Sementara itu, Kekasihku karya Jokpin menyingkirkan kumpulan puisi Gugusan Mata Ibu karya Raudal Tanjung Banua, Kerygma dan Martyria karya Remy Sylado, Indonesiaku karya Hamid Jabbar, dan Matahari-matahari Kecil karya Iman Budhi Santoso. Keunggulan karya Jokpin, menurut juri, terletak pada kesederhanaannya. Puisi-puisi Jokpin kadang membahas hal-hal remeh yang jarang singgah dalam pikiran orang biasa. Selain itu "Puisinya ringan, diselingi humor, dan penuh dengan metafora yang segar," kata Riris.
Metafora itu, misalnya, hadir dalam puisinya berjudul Pacar Senja. Di situ, Joko melakukan personifikasi atas senja. Senja digambarkan hidup dan bercinta dengan pantai. Joko mengakui, puisi-puisi di Kekasihku lebih sederhana dan tidak seliar puisi-puisi terdahulu. "Kekasihku adalah muara dari pencapaian estetika saya yang selama ini menggumpal," kata Jokpin.
Penghargaan Khatulistiwa tahun ini memang sedikit berbeda dengan tahun lalu.

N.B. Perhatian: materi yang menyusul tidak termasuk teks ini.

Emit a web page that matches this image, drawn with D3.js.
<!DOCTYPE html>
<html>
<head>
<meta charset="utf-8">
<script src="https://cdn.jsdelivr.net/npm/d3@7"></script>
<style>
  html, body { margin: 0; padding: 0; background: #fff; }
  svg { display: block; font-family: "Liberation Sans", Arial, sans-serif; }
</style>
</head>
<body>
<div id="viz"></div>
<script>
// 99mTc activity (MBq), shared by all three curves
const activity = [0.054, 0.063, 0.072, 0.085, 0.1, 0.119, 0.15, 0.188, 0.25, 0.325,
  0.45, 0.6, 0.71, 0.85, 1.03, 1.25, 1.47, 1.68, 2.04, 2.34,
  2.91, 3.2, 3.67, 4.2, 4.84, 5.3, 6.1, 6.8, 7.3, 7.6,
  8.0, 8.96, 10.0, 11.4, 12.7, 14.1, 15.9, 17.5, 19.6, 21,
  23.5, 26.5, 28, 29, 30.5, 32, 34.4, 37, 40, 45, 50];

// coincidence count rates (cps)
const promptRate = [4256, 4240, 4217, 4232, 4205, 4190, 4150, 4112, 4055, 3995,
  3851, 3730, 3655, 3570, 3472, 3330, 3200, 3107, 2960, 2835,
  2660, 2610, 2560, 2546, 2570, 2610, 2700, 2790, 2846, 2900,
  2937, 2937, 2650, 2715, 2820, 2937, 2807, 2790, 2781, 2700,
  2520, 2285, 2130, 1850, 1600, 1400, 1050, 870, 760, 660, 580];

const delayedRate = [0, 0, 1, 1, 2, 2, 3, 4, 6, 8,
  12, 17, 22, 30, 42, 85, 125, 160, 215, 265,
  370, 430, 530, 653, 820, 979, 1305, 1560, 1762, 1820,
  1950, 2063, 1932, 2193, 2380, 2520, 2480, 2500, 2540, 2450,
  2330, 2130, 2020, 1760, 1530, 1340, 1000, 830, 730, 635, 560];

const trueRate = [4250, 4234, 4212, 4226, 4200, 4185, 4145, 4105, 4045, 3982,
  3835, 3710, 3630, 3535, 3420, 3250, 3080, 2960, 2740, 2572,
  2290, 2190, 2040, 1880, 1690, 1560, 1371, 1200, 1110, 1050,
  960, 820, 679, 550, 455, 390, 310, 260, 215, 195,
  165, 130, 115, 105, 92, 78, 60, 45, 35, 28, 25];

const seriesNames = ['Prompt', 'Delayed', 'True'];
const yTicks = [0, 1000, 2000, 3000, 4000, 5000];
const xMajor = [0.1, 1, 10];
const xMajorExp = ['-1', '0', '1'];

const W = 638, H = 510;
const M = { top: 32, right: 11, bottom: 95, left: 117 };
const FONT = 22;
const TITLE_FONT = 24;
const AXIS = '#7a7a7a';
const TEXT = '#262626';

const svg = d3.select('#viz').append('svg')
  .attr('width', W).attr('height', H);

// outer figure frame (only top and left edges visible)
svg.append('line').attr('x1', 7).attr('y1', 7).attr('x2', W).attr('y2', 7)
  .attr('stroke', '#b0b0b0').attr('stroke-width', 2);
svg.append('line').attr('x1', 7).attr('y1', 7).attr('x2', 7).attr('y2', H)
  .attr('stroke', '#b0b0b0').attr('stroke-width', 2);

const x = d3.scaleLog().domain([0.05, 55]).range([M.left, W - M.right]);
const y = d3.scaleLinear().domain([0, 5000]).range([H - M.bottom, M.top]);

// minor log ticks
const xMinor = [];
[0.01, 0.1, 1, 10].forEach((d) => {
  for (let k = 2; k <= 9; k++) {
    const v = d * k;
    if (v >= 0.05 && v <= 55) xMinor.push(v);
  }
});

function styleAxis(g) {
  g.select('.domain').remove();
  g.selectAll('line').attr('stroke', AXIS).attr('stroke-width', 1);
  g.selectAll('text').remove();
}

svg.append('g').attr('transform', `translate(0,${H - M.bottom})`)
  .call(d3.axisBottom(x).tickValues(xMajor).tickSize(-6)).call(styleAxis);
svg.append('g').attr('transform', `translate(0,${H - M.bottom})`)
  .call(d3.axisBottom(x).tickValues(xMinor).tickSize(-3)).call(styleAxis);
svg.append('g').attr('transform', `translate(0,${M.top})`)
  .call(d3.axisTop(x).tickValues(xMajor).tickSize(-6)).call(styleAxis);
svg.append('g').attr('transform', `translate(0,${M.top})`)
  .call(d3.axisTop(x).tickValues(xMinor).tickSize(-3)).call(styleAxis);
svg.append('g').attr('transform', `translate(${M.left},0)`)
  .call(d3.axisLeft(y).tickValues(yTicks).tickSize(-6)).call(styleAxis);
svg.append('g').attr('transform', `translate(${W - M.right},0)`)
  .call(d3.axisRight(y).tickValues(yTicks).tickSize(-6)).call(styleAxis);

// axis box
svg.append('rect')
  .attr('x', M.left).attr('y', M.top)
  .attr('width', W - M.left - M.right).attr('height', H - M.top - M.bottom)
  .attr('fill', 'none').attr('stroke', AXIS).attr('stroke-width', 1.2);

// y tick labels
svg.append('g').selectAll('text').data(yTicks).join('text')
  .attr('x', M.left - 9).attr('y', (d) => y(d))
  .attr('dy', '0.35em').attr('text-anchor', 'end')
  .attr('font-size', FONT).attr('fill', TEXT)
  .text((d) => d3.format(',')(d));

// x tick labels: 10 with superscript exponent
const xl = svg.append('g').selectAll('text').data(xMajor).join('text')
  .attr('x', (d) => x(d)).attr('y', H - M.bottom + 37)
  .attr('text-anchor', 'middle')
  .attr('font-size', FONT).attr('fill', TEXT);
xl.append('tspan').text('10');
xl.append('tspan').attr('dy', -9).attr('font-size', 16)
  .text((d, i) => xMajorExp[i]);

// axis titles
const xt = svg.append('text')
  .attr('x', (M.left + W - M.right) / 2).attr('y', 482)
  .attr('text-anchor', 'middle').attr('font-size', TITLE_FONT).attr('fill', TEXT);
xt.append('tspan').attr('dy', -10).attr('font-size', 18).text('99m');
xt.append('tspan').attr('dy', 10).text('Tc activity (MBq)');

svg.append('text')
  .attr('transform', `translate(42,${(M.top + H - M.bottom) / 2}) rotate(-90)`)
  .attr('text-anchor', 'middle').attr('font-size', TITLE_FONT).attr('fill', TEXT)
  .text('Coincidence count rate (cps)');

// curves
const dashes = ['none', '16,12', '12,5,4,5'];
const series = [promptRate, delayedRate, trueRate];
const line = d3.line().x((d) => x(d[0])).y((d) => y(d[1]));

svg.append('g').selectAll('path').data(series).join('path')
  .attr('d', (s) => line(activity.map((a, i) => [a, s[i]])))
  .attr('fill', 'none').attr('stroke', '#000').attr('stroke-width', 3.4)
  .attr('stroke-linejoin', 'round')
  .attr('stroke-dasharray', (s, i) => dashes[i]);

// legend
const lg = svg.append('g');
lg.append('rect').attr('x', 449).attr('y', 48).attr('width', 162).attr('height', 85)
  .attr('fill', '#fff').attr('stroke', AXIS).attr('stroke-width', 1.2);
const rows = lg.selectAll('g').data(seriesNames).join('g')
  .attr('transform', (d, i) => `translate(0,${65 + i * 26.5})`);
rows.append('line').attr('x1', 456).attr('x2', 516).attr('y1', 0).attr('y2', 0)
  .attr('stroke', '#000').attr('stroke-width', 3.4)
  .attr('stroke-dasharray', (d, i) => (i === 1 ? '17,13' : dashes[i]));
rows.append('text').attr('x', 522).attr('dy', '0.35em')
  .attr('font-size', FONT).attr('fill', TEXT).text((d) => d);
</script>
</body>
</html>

Kategori puisi dan prosa, yang tahun lalu berada dalam kategori yang sama, yakni fiksi, sekarang dipisahkan. Hal itu, menurut ketua penyelenggara penghargaan Richard Oh, sengaja dilakukan setelah mendengar aspirasi yang berkembang.

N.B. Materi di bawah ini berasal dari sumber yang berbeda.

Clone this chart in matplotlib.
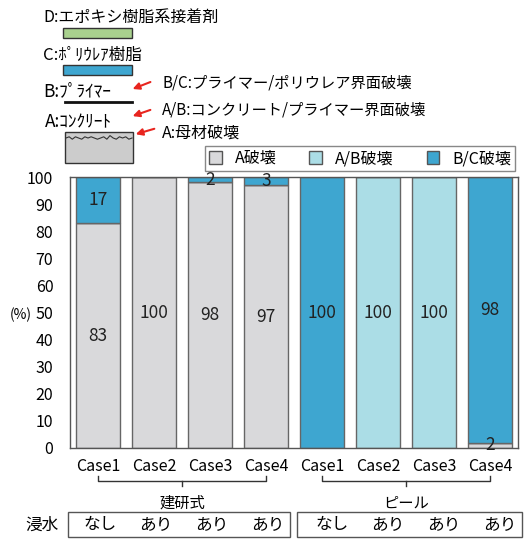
import numpy as np
import matplotlib
matplotlib.use('Agg')
import matplotlib.pyplot as plt
from matplotlib.patches import Rectangle, Patch

plt.rcParams['font.family'] = ['Noto Sans CJK JP', 'DejaVu Sans']
plt.rcParams['font.size'] = 11

# === データ ===
cases = ['Case1', 'Case2', 'Case3', 'Case4', 'Case1', 'Case2', 'Case3', 'Case4']
fail_a = [83, 100, 98, 97, 0, 0, 0, 2]
fail_ab = [0, 0, 0, 0, 0, 100, 100, 0]
fail_bc = [17, 0, 2, 3, 100, 0, 0, 98]
groups = ['建研式', 'ピール']
immersion = ['なし', 'あり', 'あり', 'あり', 'なし', 'あり', 'あり', 'あり']
series_names = ['A破壊', 'A/B破壊', 'B/C破壊']
colors = ['#d9d9db', '#abdde6', '#3ea6d0']
edge = '#666666'

W, H = 524, 539
fig = plt.figure(figsize=(W / 100, H / 100), dpi=100)

# === 棒グラフ ===
ax = fig.add_axes([70 / W, 1 - 448 / H, 448 / W, 271 / H])
x = np.arange(len(cases))
bottom = np.zeros(len(cases))
for vals, c in zip([fail_a, fail_ab, fail_bc], colors):
    vals = np.array(vals)
    bars = ax.bar(x, vals, 0.8, bottom=bottom, color=c, edgecolor=edge, linewidth=1)
    ax.bar_label(bars, labels=[str(v) if v > 0 else '' for v in vals],
                 label_type='center', fontsize=12.5, color='#222222')
    bottom += vals

ax.set_xlim(-0.5, len(cases) - 0.5)
ax.set_ylim(0, 100)
ax.set_yticks(range(0, 101, 10))
ax.set_xticks(x)
ax.set_xticklabels(cases)
ax.tick_params(axis='both', length=0, labelsize=11.5)
ax.tick_params(axis='y', pad=12)
ax.tick_params(axis='x', pad=7)
for s in ax.spines.values():
    s.set_color('#555555')
    s.set_linewidth(1)
fig.text(10 / W, 1 - 315 / H, '(%)', fontsize=10, va='center', ha='left')

# 凡例
handles = [Patch(facecolor=c, edgecolor='#555555', label=n) for c, n in zip(colors, series_names)]
fig.legend(handles=handles, loc='lower left', ncol=3, mode='expand',
           bbox_to_anchor=(205 / W, 1 - 171 / H, 310 / W, 26 / H),
           fancybox=False, edgecolor='#888888', framealpha=1,
           handlelength=0.8, handleheight=0.8, handletextpad=0.8,
           borderaxespad=0, fontsize=11.5, borderpad=0.25)

# === 上の説明図・下の注記 (ピクセル座標) ===
ov = fig.add_axes([0, 0, 1, 1])
ov.set_xlim(0, W)
ov.set_ylim(H, 0)
ov.axis('off')
ov.set_facecolor('none')

ov.text(43, 17, 'D:エポキシ樹脂系接着剤', va='center', ha='left', fontsize=11.5)
ov.add_patch(Rectangle((63, 28), 69, 10, facecolor='#a9d18e', edgecolor='#333333', lw=1))
ov.text(43, 55, 'C:ﾎﾟﾘｳﾚｱ樹脂', va='center', ha='left', fontsize=12)
ov.add_patch(Rectangle((63, 65), 69, 10, facecolor='#3ea6d0', edgecolor='#333333', lw=1))
ov.text(43, 91, 'B:ﾌﾟﾗｲﾏｰ', va='center', ha='left', fontsize=12.5)
ov.plot([65, 132], [102, 102], color='#111111', lw=2)
ov.text(45, 122, 'A:ｺﾝｸﾘｰﾄ', va='center', ha='left', fontsize=12.5)
ov.add_patch(Rectangle((65, 132), 68, 31, facecolor='#cccccc', edgecolor='#333333', lw=1))
wave = [0, -1, 1, -1, 0, 1, -1, 0, -1, 0, 1, 0, -1, 1, -2, 0, 1, -1, 0, -1, 1, 0]
ov.plot(np.linspace(66, 132, len(wave)), 138 + np.array(wave) * 1.2, color='#333333', lw=0.8)

arrow = dict(arrowstyle='-|>', color='#e8251f', lw=1.5, mutation_scale=10)
ov.annotate('', xy=(130, 90), xytext=(153, 81), arrowprops=arrow)
ov.annotate('', xy=(130, 117), xytext=(153, 109), arrowprops=arrow)
ov.annotate('', xy=(133, 135), xytext=(157, 128), arrowprops=arrow)
ov.text(162, 83, 'B/C:プライマー/ポリウレア界面破壊', va='center', ha='left', fontsize=11)
ov.text(162, 110, 'A/B:コンクリート/プライマー界面破壊', va='center', ha='left', fontsize=11)
ov.text(162, 133, 'A:母材破壊', va='center', ha='left', fontsize=11.5)

# 括弧とグループ名
cx = [70 + 56 * (i + 0.5) for i in range(len(cases))]
for g, (i0, i1) in zip(groups, [(0, 3), (4, 7)]):
    x0, x1 = cx[i0], cx[i1]
    xm = (x0 + x1) / 2
    ov.plot([x0, x0, x1, x1], [476, 481, 481, 476], color='#333333', lw=1)
    ov.plot([xm, xm], [481, 486], color='#333333', lw=1)
    ov.text(xm, 503, g, ha='center', va='center', fontsize=11)

# 浸水の枠
ov.text(42, 525, '浸水', ha='center', va='center', fontsize=12)
ov.add_patch(Rectangle((68, 512), 222, 25, facecolor='none', edgecolor='#555555', lw=1))
ov.add_patch(Rectangle((297, 512), 225, 25, facecolor='none', edgecolor='#555555', lw=1))
for i, t in enumerate(immersion):
    off = 2 if i < 4 else 10
    ov.text(cx[i] + off, 525, t, ha='center', va='center', fontsize=12)

fig.savefig('out.png', dpi=100)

Sementara itu, kategori nonfiksi tahun ini ditiadakan karena dirasakan pesertanya kurang. Tahun lalu, dalam kategori fiksi, muncul dua pemenang, yaitu Seno Gumira Ajidarma dengan novel Negeri Senja dan Linda Christanty dengan kumpulan cerpennya Kuda Terbang Mario Pinto. Atas prestasinya itu, Seno dan Linda menyabet hadiah masing-masing 50 juta rupiah.

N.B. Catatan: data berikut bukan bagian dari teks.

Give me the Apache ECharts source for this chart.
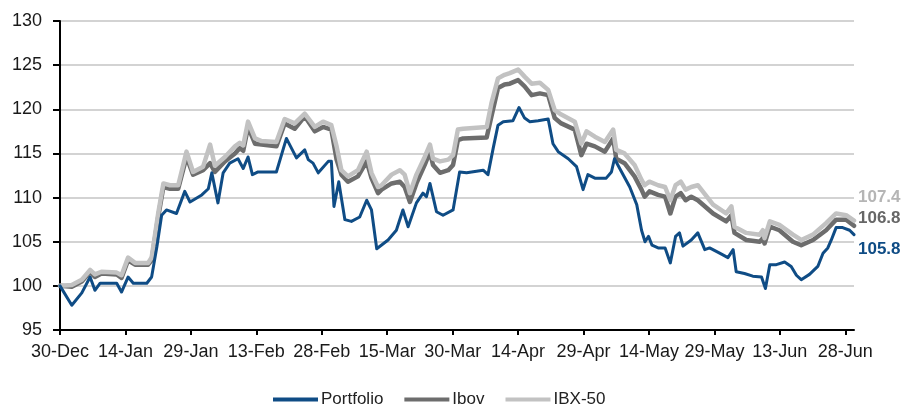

Adapun untuk kategori nonfiksi, Sapardi Djoko Damono meraih penghargaan atas karyanya, Puisi Indonesia Sebelum Kemerdekaan. Sastrawan-sastrawan yang pernah meraih penghargaan Khatulistiwa lainnya adalah Hamsad Rangkuti (2003) atas kumpulan cerpennya Bibir dalam Pispot, Remy Sylado (2002) atas novelnya Kerudung Merah Kirmizi, dan Goenawan Mohamad (2001) atas kumpulan puisi Sajak-sajak Lengkap 1961-2001.